At the conference, he said that a regulatory framework for the safe development of fracking might be best left to the states. But he said that Congress should pass a fee-and-dividend carbon tax that would remit revenues to consumers. The tax would be revenue-neutral, covering the cost of research and development for alternative energy sources without generating extra income for the government.

But in Washington, where Republicans and Democrats are deeply divided over the size and scope of government, talk of new taxes and regulations is toxic. A carbon tax like the one Mr. Shultz supports has been proposed by Senators Barbara Boxer of California and Bernie Sanders of Vermont, although Mr. Shultz did not endorse their measure.

Mr. Shultz, 82, spoke at an event sponsored by the Partnership for a Secure America, a nonpartisan think tank based in Washington that wrote a letter warning Congress of the “staggering” cost of inaction! . The letter included 38 signatures from a broad spectrum of former lawmakers, Cabinet secretaries, military and intelligence officials, and national security experts, including Mr. Shultz; Madeleine Albright, the former secretary of state; and Richard G. Lugar, the former Republican senator for Indiana. Mr. Shultz was also a labor secretary, a budget director, a Treasury secretary and an adviser to President George W. Bush’s 2000 campaign.

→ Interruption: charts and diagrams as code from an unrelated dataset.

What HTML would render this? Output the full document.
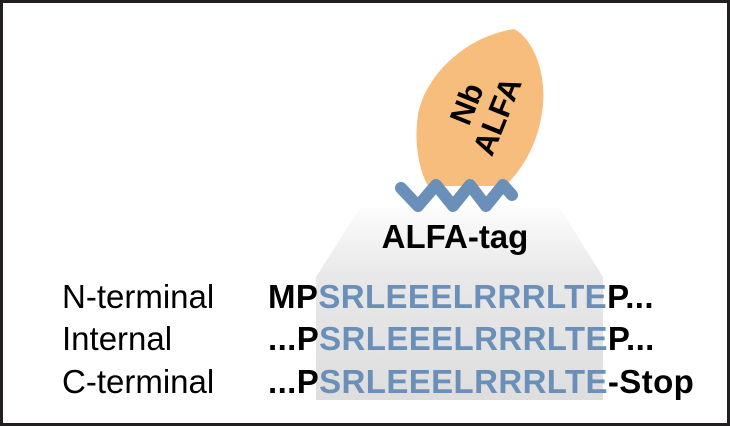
<!DOCTYPE html>
<html><head><style>
html,body{margin:0;padding:0;background:#fff;}
svg{display:block;}
text{font-family:"Liberation Sans",Arial,sans-serif;}
</style></head><body>
<svg width="730" height="426" viewBox="0 0 730 426" xmlns="http://www.w3.org/2000/svg">
<defs>
<linearGradient id="g" x1="0" y1="0" x2="0" y2="1">
<stop offset="0" stop-color="#fcfcfc"/>
<stop offset="0.35" stop-color="#e8e8e8"/>
<stop offset="1" stop-color="#dedede"/>
</linearGradient>
</defs>
<rect x="1.5" y="1.5" width="727" height="423" fill="#fff" stroke="#231f20" stroke-width="3"/>
<path d="M360,208 L560,208 L603,277 L603,400 L316,400 L316,277 Z" fill="url(#g)"/>
<path d="M514,29 C532,38 546,70 543,104 C540,140 524,168 505,186 L428,186 C418,168 414,140 418,115 C424,80 460,38 514,29 Z" fill="#f6bd7d"/>
<polyline points="401,188 418,206 436,185 453,206 470,185 486,206 503,185 512,195" fill="none" stroke="#6a8fb8" stroke-width="12" stroke-linecap="round" stroke-linejoin="round"/>
<g transform="translate(482,110) rotate(-68)" font-weight="bold" font-size="31" fill="#000" text-anchor="middle">
<text x="0" y="-6">Nb</text>
<text x="0" y="27">ALFA</text>
</g>
<text x="455" y="248" font-size="33" font-weight="bold" text-anchor="middle" fill="#000">ALFA-tag</text>
<g font-size="33" fill="#000">
<text x="62" y="308">N-terminal</text>
<text x="62" y="350">Internal</text>
<text x="62" y="393">C-terminal</text>
</g>
<g font-size="33" font-weight="bold" fill="#000" letter-spacing="0.4">
<text x="268" y="308">MP<tspan fill="#6a8fb8">SRLEEELRRRLTE</tspan>P...</text>
<text x="268" y="350">...P<tspan fill="#6a8fb8">SRLEEELRRRLTE</tspan>P...</text>
<text x="268" y="393">...P<tspan fill="#6a8fb8">SRLEEELRRRLTE</tspan>-Stop</text>
</g>
</svg>
</body></html>
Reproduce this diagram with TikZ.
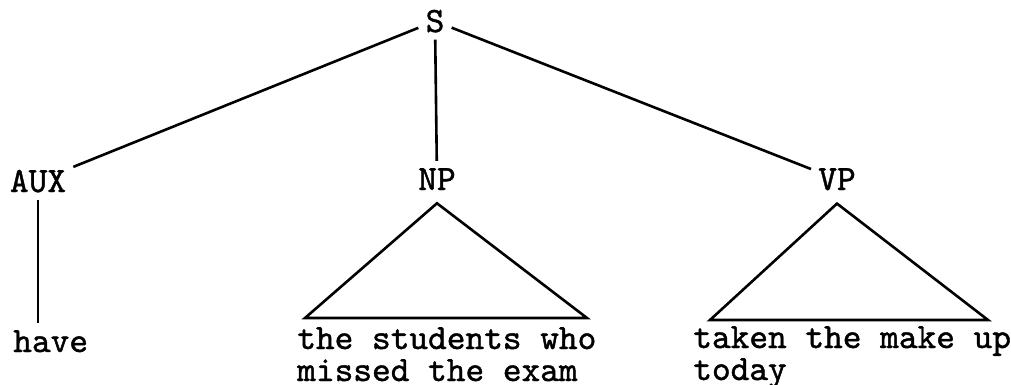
\documentclass[tikz,border=0pt]{standalone}
\usepackage{fontspec}
\newfontfamily\typew{lmmono10-regular.otf}[FakeBold=1.2]
\begin{document}
\begin{tikzpicture}[x=0.5pt,y=-0.5pt, line width=1.3pt,
  cat/.style={font=\fontsize{17.8}{16}\selectfont\typew, inner sep=3pt, anchor=base},
  words/.style={font=\fontsize{17.8}{16}\selectfont\typew, inner sep=0pt, anchor=base west, align=left}]
  \useasboundingbox (0,0) rectangle (1011,385);
  % categories
  \node[cat] (s) at (435,32) {S};
  \node[cat] (aux) at (38,192) {AUX};
  \node[cat] (np) at (437,190) {NP};
  \node[cat] (vp) at (837,190) {VP};
  % terminal strings
  \node[words] (have) at (12,352) {have};
  \node[words] (npw) at (296,381) {the students who\\missed the exam};
  \node[words] (vpw) at (692,380) {taken the make up\\today};
  \coordinate (npl) at (305,318); \coordinate (npr) at (587,318);
  \coordinate (vpl) at (710,320); \coordinate (vpr) at (988,320);
  % branches
  \draw (s) -- (aux);
  \draw (s) -- (np);
  \draw (s) -- (vp);
  \draw (aux) -- ([yshift=3pt]aux |- have.north);
  \draw ([yshift=-3pt]np.south) -- (npl) -- (npr) -- cycle;
  \draw ([yshift=-3pt]vp.south) -- (vpl) -- (vpr) -- cycle;
\end{tikzpicture}
\end{document}
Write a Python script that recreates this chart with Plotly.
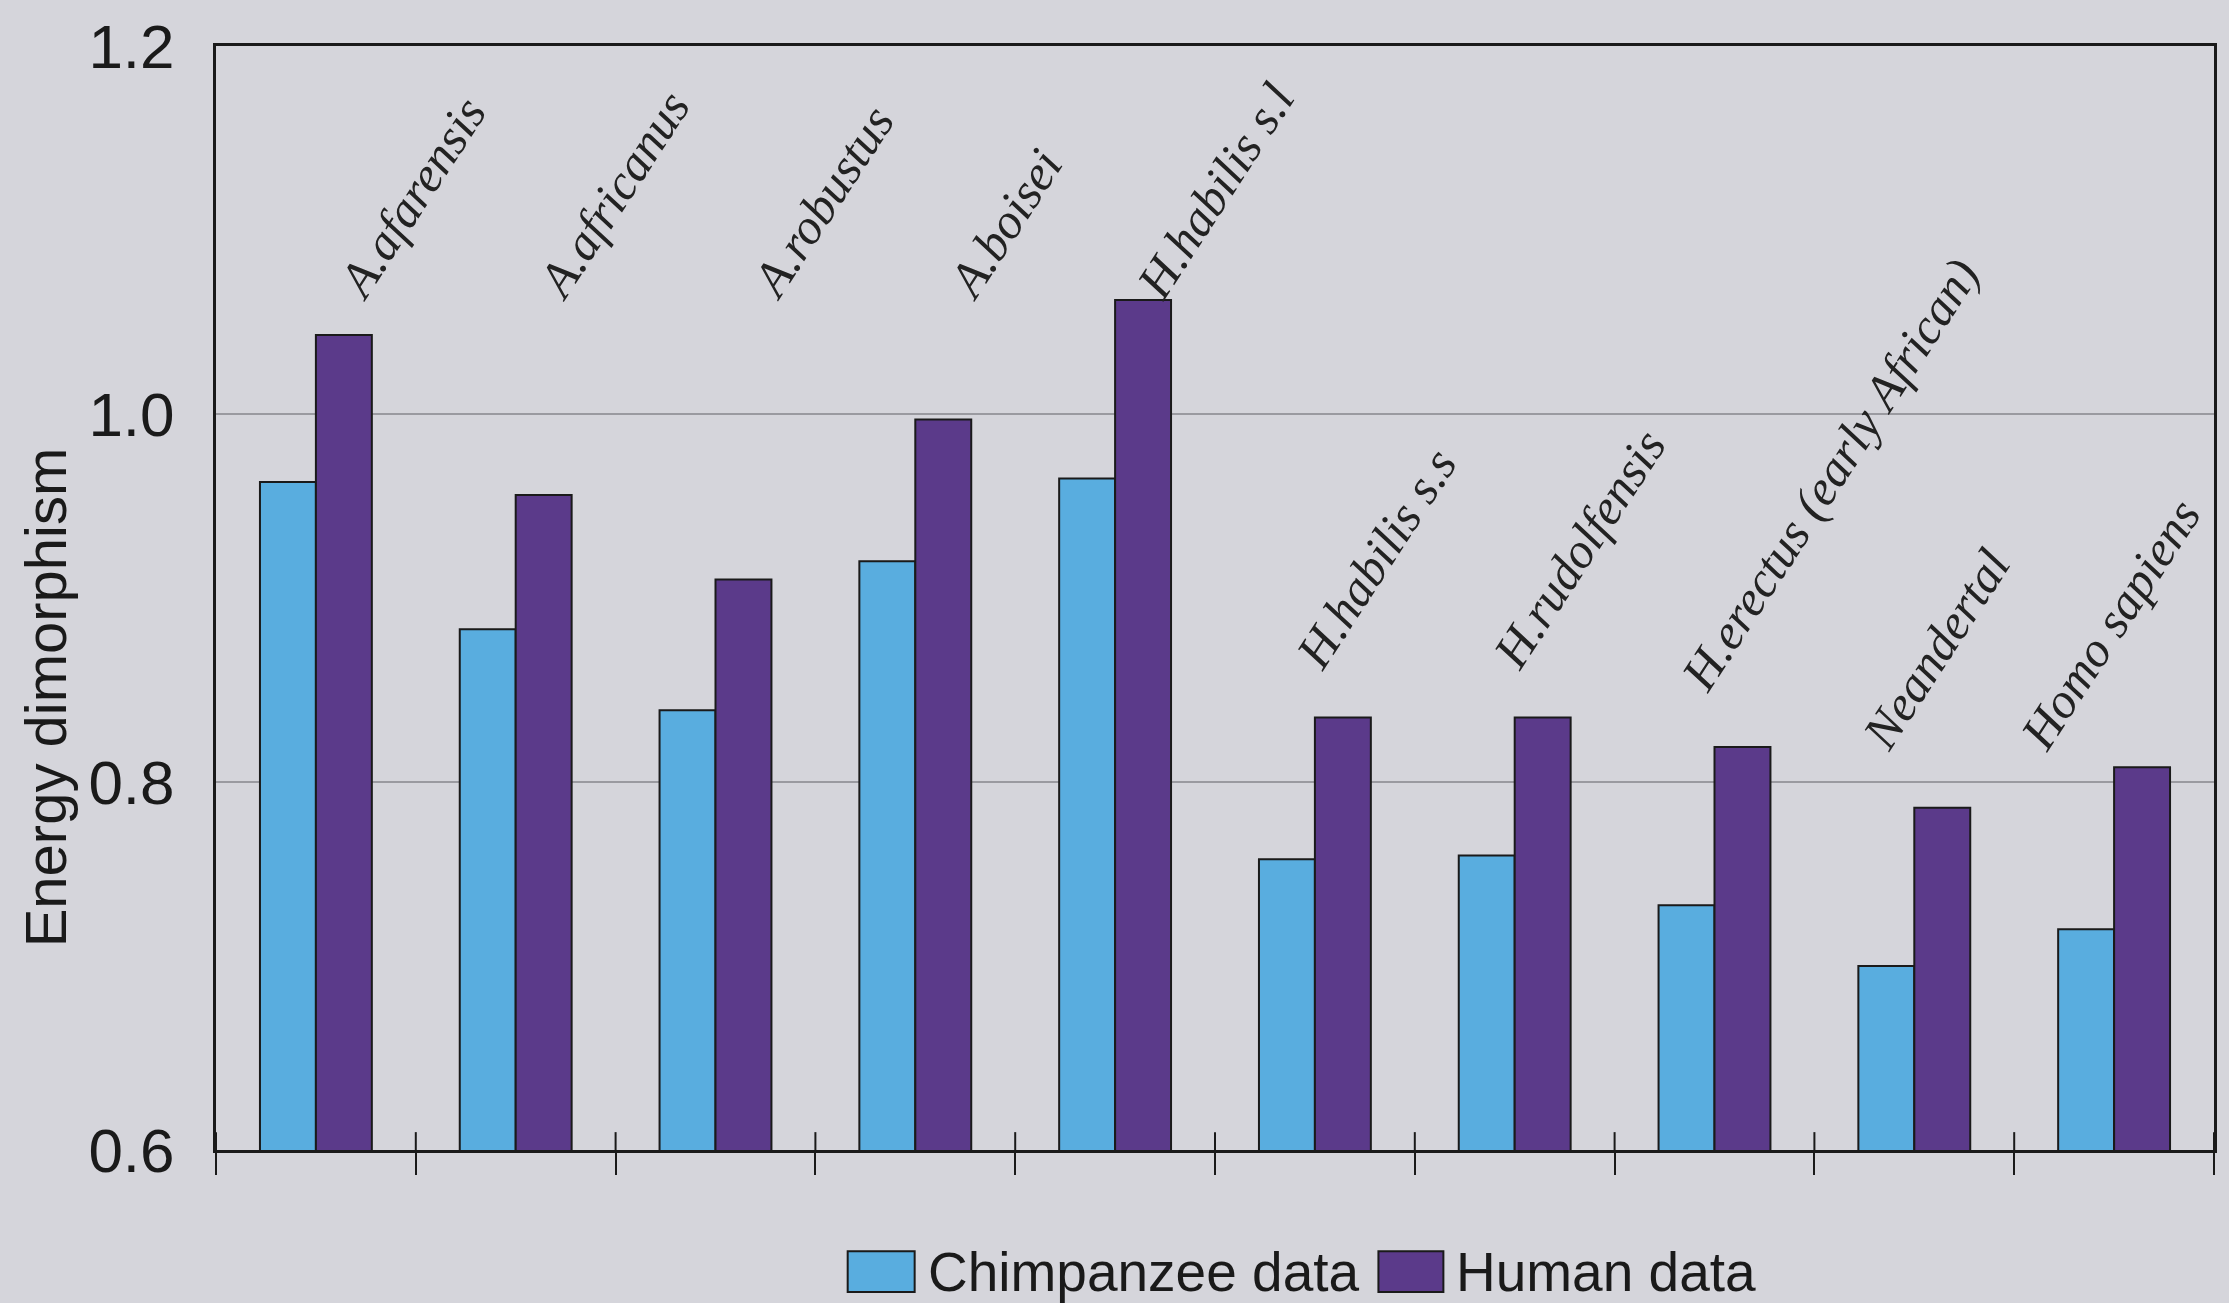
import plotly.graph_objects as go

species = ["A.afarensis", "A.africanus", "A.robustus", "A.boisei", "H.habilis s.l",
           "H.habilis s.s", "H.rudolfensis", "H.erectus (early African)", "Neandertal", "Homo sapiens"]
chimp = [0.963, 0.883, 0.839, 0.920, 0.965, 0.758, 0.760, 0.733, 0.700, 0.720]
human = [1.043, 0.956, 0.910, 0.997, 1.062, 0.835, 0.835, 0.819, 0.786, 0.808]
label_level = [1.056, 1.056, 1.056, 1.056, 1.056, 0.855, 0.855, 0.843, 0.811, 0.811]
y_ticks = [0.6, 0.8, 1.0, 1.2]

# styling
label_xshift = [8, 8, 22, 18, 7, -33, -36, -47, -66, -108]
CHIMP_COLOR = "#59ADDF"
HUMAN_COLOR = "#5B3A8A"
BG = "#D5D5DB"
INK = "#1a1a1a"

W, H = 2229, 1303
ML, MR, MT, MB = 216, 14, 38, 153

fig = go.Figure()
fig.add_trace(go.Bar(x=species, y=chimp, name="Chimpanzee data",
                     marker=dict(color=CHIMP_COLOR, line=dict(color=INK, width=2))))
fig.add_trace(go.Bar(x=species, y=human, name="Human data",
                     marker=dict(color=HUMAN_COLOR, line=dict(color=INK, width=2))))

for sp, lv, dx in zip(species, label_level, label_xshift):
    fig.add_annotation(x=sp, y=lv, xref="x", yref="y", text=sp, showarrow=False,
                       textangle=-57, xanchor="left", yanchor="bottom", xshift=dx,
                       font=dict(family="Liberation Serif", size=50, style="italic",
                                 color="#222222"))

def px2paper(x, y):
    return (x - ML) / (W - ML - MR), (H - MB - y) / (H - MT - MB)

# upper half of the category-boundary ticks (they cross the axis line)
_, tick_top = px2paper(0, H - MB - 18)
for i in range(len(species) + 1):
    fig.add_shape(type="line", xref="x", yref="paper", x0=i - 0.5, x1=i - 0.5,
                  y0=0, y1=tick_top, line=dict(color=INK, width=2))

# y-axis title as annotation (placed lower than plot centre, as in the reference)
tx, ty = px2paper(45, 694)
fig.add_annotation(x=tx, y=ty, xref="paper", yref="paper", text="Energy dimorphism",
                   showarrow=False, textangle=-90, xanchor="center", yanchor="middle",
                   font=dict(family="Liberation Sans", size=58, color=INK))

# custom legend
legend_items = [("Chimpanzee data", CHIMP_COLOR, 848, 915, 926),
                ("Human data", HUMAN_COLOR, 1379, 1444, 1455)]
for name, col, x0, x1, tx in legend_items:
    px0, py0 = px2paper(x0, 1293)
    px1, py1 = px2paper(x1, 1252)
    fig.add_shape(type="rect", xref="paper", yref="paper", x0=px0, x1=px1, y0=py0, y1=py1,
                  fillcolor=col, line=dict(color=INK, width=2))
    tpx, tpy = px2paper(tx, 1273)
    fig.add_annotation(x=tpx, y=tpy, xref="paper", yref="paper", text=name, showarrow=False,
                       xanchor="left", yanchor="middle",
                       font=dict(family="Liberation Sans", size=55, color=INK))

fig.update_layout(
    width=W, height=H,
    margin=dict(l=ML, r=MR, t=MT, b=MB),
    paper_bgcolor=BG, plot_bgcolor=BG,
    barmode="group", bargap=0.44, bargroupgap=0,
    showlegend=False,
    xaxis=dict(type="category", range=[-0.5, len(species) - 0.5],
               showticklabels=False, tickson="boundaries",
               ticks="outside", ticklen=22, tickwidth=2, tickcolor=INK,
               showline=True, linecolor=INK, linewidth=3, mirror=True,
               showgrid=False, zeroline=False),
    yaxis=dict(range=[0.6, 1.2], tickvals=y_ticks, ticktext=[f"{v:.1f}" for v in y_ticks],
               showline=True, linecolor=INK, linewidth=3, mirror=True,
               showgrid=True, gridcolor="#9a9aa0", gridwidth=2, zeroline=False,
               ticks="", ticklabelstandoff=26,
               tickfont=dict(family="Liberation Sans", size=62, color=INK)),
)

fig.write_html("out.html", config={"displayModeBar": False},
               post_script="document.body.style.margin='0';")
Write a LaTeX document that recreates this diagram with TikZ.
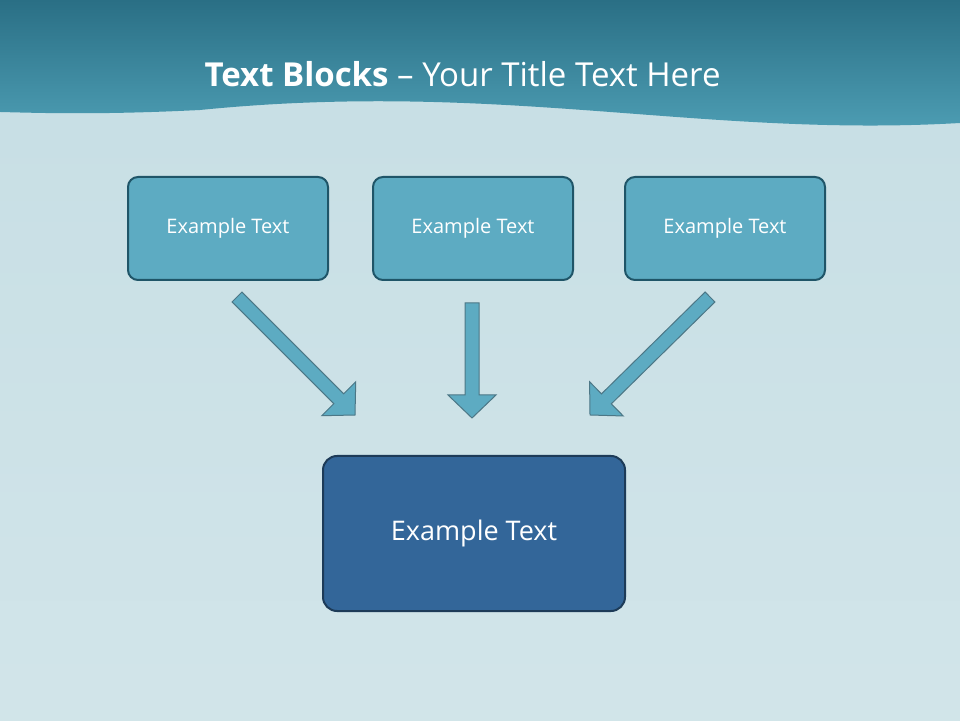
\documentclass[tikz,border=0pt]{standalone}
\usepackage{fontspec}
\setmainfont{Open Sans}
\usetikzlibrary{calc}
\definecolor{paper}{HTML}{C6DEE4}
\definecolor{bandtop}{HTML}{2A6F85}
\definecolor{bandlow}{HTML}{4FA0B6}
\definecolor{boxfill}{HTML}{5DABC2}
\definecolor{boxline}{HTML}{1F5568}
\definecolor{mainfill}{HTML}{336699}
\definecolor{mainline}{HTML}{1D3B58}
\tikzset{
    text-box/.style = {draw=boxline, fill=boxfill, line width=2pt, rectangle, rounded corners=10pt, minimum width=200pt, minimum height=103pt, text=white, font=\fontsize{20}{24}\selectfont},
    main-box/.style = {draw=mainline, fill=mainfill, line width=2pt, rectangle, rounded corners=14pt, minimum width=302pt, minimum height=155pt, text=white, font=\fontsize{27}{32}\selectfont},
    block-arrow/.style = {draw=boxline!80, fill=boxfill, line width=1pt},
}
\newcommand\blockarrow[2]{%
  \path[block-arrow] let \p1=($(#2)-(#1)$), \n1={atan2(\y1,\x1)}, \n2={veclen(\x1,\y1)} in
    [shift={(#1)}, rotate=\n1] (0,-7) -- (\n2-23,-7) -- (\n2-23,-24) -- (\n2,0) -- (\n2-23,24) -- (\n2-23,7) -- (0,7) -- cycle;}
\begin{document}
\begin{tikzpicture}[x=1pt, y=1pt]
\shade[top color=paper, bottom color=paper!80!white] (0,0) rectangle (960,720);
\shade[top color=bandtop, bottom color=bandlow] (0,720) -- (960,720) -- (960,597) .. controls (700,582) and (500,640) .. (200,610) .. controls (100,605) and (40,607) .. (0,608) -- cycle;
\node[text=white, font=\fontsize{33}{38}\selectfont, anchor=west] (title) at (201,646) {\textbf{Text Blocks} -- Your Title Text Here};
% upper row
\node[text-box] (left) at (228,491.5) {Example Text};
\node[text-box] (mid) at (473,491.5) {Example Text};
\node[text-box] (right) at (725,491.5) {Example Text};
\node[main-box] (main) at (474,186.5) {Example Text};
% arrows
\coordinate (a1) at (237,423);
\coordinate (b1) at (355,305);
\coordinate (a2) at (472,417);
\coordinate (b2) at (472,302);
\coordinate (a3) at (710,423);
\coordinate (b3) at (590,305);
\blockarrow{a1}{b1}
\blockarrow{a2}{b2}
\blockarrow{a3}{b3}
\end{tikzpicture}
\end{document}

He is one of a trickle of Republicans who are challenging the party’s stance on climate change. He said that Republican presidents from Theodore Roosevelt to George Bush signed off on major environmental policies, like the creation of the Environmental Protection Agency and the Clean Water Act.

“Good work on conservation and the environment is in the Republican gene,” Mr. Shultz said. “We’ve been the guys who did it. So we’ve just got to get back to that.”